Photo courtesy of TeleSouth Communications, Inc.

Mississippi’s third grade reading scores are continuing to rise. Throughout the state, 93.2% of 3rd graders passed the test and the initial pass rate has increased every year since the test was first administered in 2015. Since then, the passing rate has increased from 85% in 2015 to 87% in 2016 and 92% in 2017.

More than 60 school districts had a pass rate of 95 percent or higher.

Click here to view the full passing rate report.

The Literacy-Based Promotion Act requires 3rd graders to pass a reading assessment to be promoted to 4th grade.
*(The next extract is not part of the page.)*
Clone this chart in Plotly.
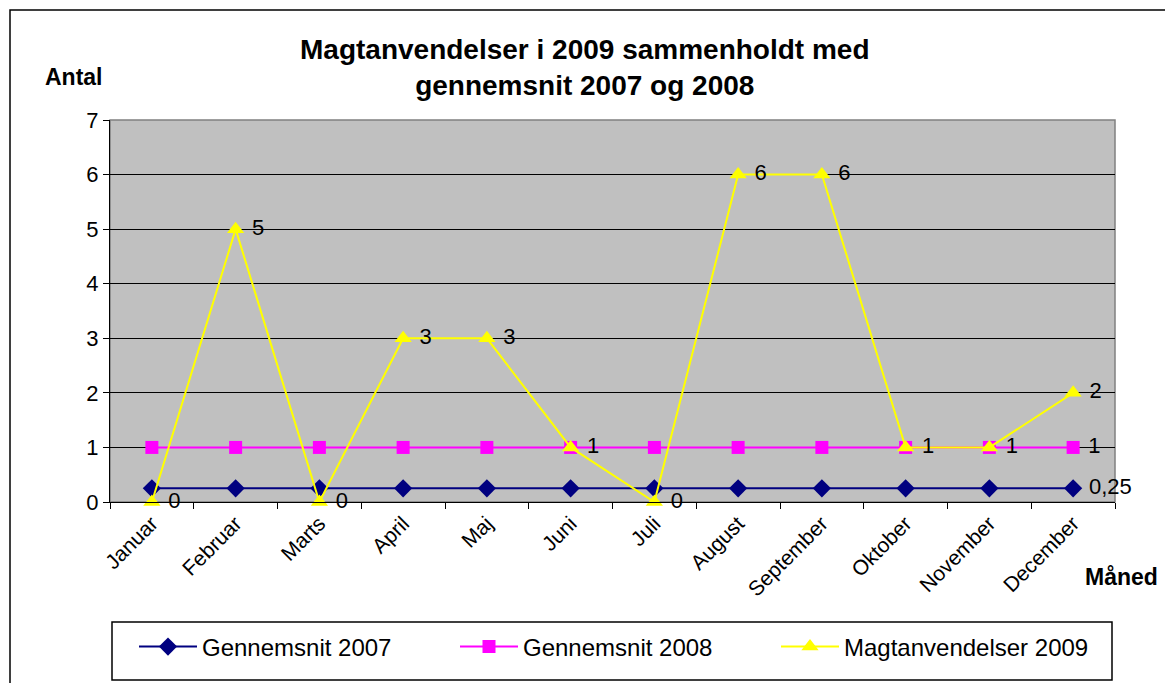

Students are given three opportunities to pass the test.

The Literacy Support Schools that had literacy coaches assigned to them to provide support and training to teachers had a pass rate of 88.4 percent this year, up from 87.5 percent in 2017, 78 percent in 2016 and 73 percent in 2015.

The reading portion of the Mississippi Academic Assessment Program (MAAP) English Language Arts is used to determine 3rd-grade promotion, in addition to meeting the district’s academic requirements for promotion.

Since the 2014-15 school year, Mississippi’s Literacy-Based Promotion Act has required that a student scoring at the lowest achievement level on the 3rd Grade Reading Assessment be retained in 3rd grade, unless the student meets the good cause exemptions specified in the law. Local school districts then determine which of their students did not qualify for one of the good cause exemptions for promotion to 4th grade.

The law was later amended in 2016 to require students starting in the 2018-19 school year to score above the lowest two achievement levels in order to be promoted to the 4th grade. This means that students are required to score at level 3 or higher on the reading portion of MAAP.

Based on preliminary data for 2018 for the first administration of the test, 73.8 percent of students scored at level 3 or higher which is up from 69.6 percent in 2017.

The Mississippi Department of Education said that starting in the 2018-2019 school year, they will be using alternate forms of the Questar-developed MAAP English Language Arts test for retesting instead of the Renaissance-developed reading test that had been in use since 2015.